### Source material

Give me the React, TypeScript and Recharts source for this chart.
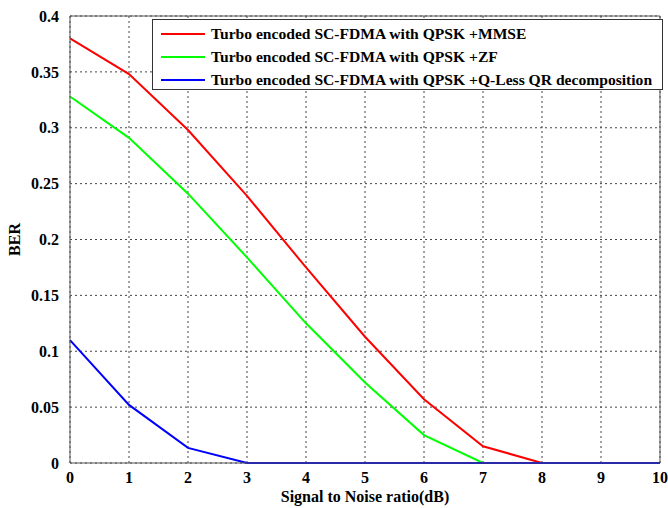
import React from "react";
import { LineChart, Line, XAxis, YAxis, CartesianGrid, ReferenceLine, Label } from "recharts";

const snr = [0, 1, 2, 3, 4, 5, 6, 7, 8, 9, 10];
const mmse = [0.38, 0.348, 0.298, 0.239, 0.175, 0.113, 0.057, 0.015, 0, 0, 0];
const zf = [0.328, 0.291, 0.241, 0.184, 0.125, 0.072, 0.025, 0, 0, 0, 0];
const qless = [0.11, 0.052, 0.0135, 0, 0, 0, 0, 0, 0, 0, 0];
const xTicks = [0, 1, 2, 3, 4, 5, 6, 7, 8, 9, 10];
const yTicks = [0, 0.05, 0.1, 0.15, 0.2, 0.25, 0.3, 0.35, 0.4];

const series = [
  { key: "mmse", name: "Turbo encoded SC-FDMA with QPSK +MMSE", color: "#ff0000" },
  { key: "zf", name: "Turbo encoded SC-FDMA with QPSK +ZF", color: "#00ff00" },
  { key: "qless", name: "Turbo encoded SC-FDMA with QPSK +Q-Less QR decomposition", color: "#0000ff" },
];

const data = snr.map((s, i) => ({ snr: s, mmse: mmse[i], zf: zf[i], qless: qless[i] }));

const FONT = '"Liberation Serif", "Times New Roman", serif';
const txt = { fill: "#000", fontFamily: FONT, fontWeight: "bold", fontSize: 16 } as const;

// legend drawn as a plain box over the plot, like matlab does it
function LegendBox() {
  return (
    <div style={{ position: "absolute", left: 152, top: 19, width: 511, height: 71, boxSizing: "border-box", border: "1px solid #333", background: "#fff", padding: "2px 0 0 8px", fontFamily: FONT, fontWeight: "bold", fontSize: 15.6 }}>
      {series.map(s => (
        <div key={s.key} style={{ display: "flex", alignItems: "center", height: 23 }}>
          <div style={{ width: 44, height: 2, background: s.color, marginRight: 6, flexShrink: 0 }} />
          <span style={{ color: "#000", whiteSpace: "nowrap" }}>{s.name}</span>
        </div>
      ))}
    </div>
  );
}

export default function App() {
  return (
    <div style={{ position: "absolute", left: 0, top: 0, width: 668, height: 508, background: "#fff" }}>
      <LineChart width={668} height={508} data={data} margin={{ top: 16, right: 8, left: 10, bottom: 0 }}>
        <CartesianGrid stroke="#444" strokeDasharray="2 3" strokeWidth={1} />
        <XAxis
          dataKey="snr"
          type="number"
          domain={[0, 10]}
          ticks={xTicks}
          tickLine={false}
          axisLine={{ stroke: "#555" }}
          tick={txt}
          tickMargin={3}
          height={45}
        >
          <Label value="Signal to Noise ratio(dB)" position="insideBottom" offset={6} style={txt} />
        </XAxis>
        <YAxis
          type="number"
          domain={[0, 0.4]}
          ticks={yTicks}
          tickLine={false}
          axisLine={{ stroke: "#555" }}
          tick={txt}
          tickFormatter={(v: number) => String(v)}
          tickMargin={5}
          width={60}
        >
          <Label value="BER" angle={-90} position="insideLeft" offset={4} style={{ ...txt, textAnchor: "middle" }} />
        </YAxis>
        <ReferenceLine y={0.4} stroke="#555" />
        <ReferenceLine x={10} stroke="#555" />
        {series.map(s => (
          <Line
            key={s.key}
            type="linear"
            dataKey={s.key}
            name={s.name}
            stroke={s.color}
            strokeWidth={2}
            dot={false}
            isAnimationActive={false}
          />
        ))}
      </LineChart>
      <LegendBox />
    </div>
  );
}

######

=== What the task requires ===
Without including any pictures, reproduce the listing exactly.

=== Output of the task ===
Give me the React, TypeScript and Recharts source for this chart.
import React from "react";
import { LineChart, Line, XAxis, YAxis, CartesianGrid, ReferenceLine, Label } from "recharts";

const snr = [0, 1, 2, 3, 4, 5, 6, 7, 8, 9, 10];
const mmse = [0.38, 0.348, 0.298, 0.239, 0.175, 0.113, 0.057, 0.015, 0, 0, 0];
const zf = [0.328, 0.291, 0.241, 0.184, 0.125, 0.072, 0.025, 0, 0, 0, 0];
const qless = [0.11, 0.052, 0.0135, 0, 0, 0, 0, 0, 0, 0, 0];
const xTicks = [0, 1, 2, 3, 4, 5, 6, 7, 8, 9, 10];
const yTicks = [0, 0.05, 0.1, 0.15, 0.2, 0.25, 0.3, 0.35, 0.4];

const series = [
  { key: "mmse", name: "Turbo encoded SC-FDMA with QPSK +MMSE", color: "#ff0000" },
  { key: "zf", name: "Turbo encoded SC-FDMA with QPSK +ZF", color: "#00ff00" },
  { key: "qless", name: "Turbo encoded SC-FDMA with QPSK +Q-Less QR decomposition", color: "#0000ff" },
];

const data = snr.map((s, i) => ({ snr: s, mmse: mmse[i], zf: zf[i], qless: qless[i] }));

const FONT = '"Liberation Serif", "Times New Roman", serif';
const txt = { fill: "#000", fontFamily: FONT, fontWeight: "bold", fontSize: 16 } as const;

// legend drawn as a plain box over the plot, like matlab does it
function LegendBox() {
  return (
    <div style={{ position: "absolute", left: 152, top: 19, width: 511, height: 71, boxSizing: "border-box", border: "1px solid #333", background: "#fff", padding: "2px 0 0 8px", fontFamily: FONT, fontWeight: "bold", fontSize: 15.6 }}>
      {series.map(s => (
        <div key={s.key} style={{ display: "flex", alignItems: "center", height: 23 }}>
          <div style={{ width: 44, height: 2, background: s.color, marginRight: 6, flexShrink: 0 }} />
          <span style={{ color: "#000", whiteSpace: "nowrap" }}>{s.name}</span>
        </div>
      ))}
    </div>
  );
}

export default function App() {
  return (
    <div style={{ position: "absolute", left: 0, top: 0, width: 668, height: 508, background: "#fff" }}>
      <LineChart width={668} height={508} data={data} margin={{ top: 16, right: 8, left: 10, bottom: 0 }}>
        <CartesianGrid stroke="#444" strokeDasharray="2 3" strokeWidth={1} />
        <XAxis
          dataKey="snr"
          type="number"
          domain={[0, 10]}
          ticks={xTicks}
          tickLine={false}
          axisLine={{ stroke: "#555" }}
          tick={txt}
          tickMargin={3}
          height={45}
        >
          <Label value="Signal to Noise ratio(dB)" position="insideBottom" offset={6} style={txt} />
        </XAxis>
        <YAxis
          type="number"
          domain={[0, 0.4]}
          ticks={yTicks}
          tickLine={false}
          axisLine={{ stroke: "#555" }}
          tick={txt}
          tickFormatter={(v: number) => String(v)}
          tickMargin={5}
          width={60}
        >
          <Label value="BER" angle={-90} position="insideLeft" offset={4} style={{ ...txt, textAnchor: "middle" }} />
        </YAxis>
        <ReferenceLine y={0.4} stroke="#555" />
        <ReferenceLine x={10} stroke="#555" />
        {series.map(s => (
          <Line
            key={s.key}
            type="linear"
            dataKey={s.key}
            name={s.name}
            stroke={s.color}
            strokeWidth={2}
            dot={false}
            isAnimationActive={false}
          />
        ))}
      </LineChart>
      <LegendBox />
    </div>
  );
}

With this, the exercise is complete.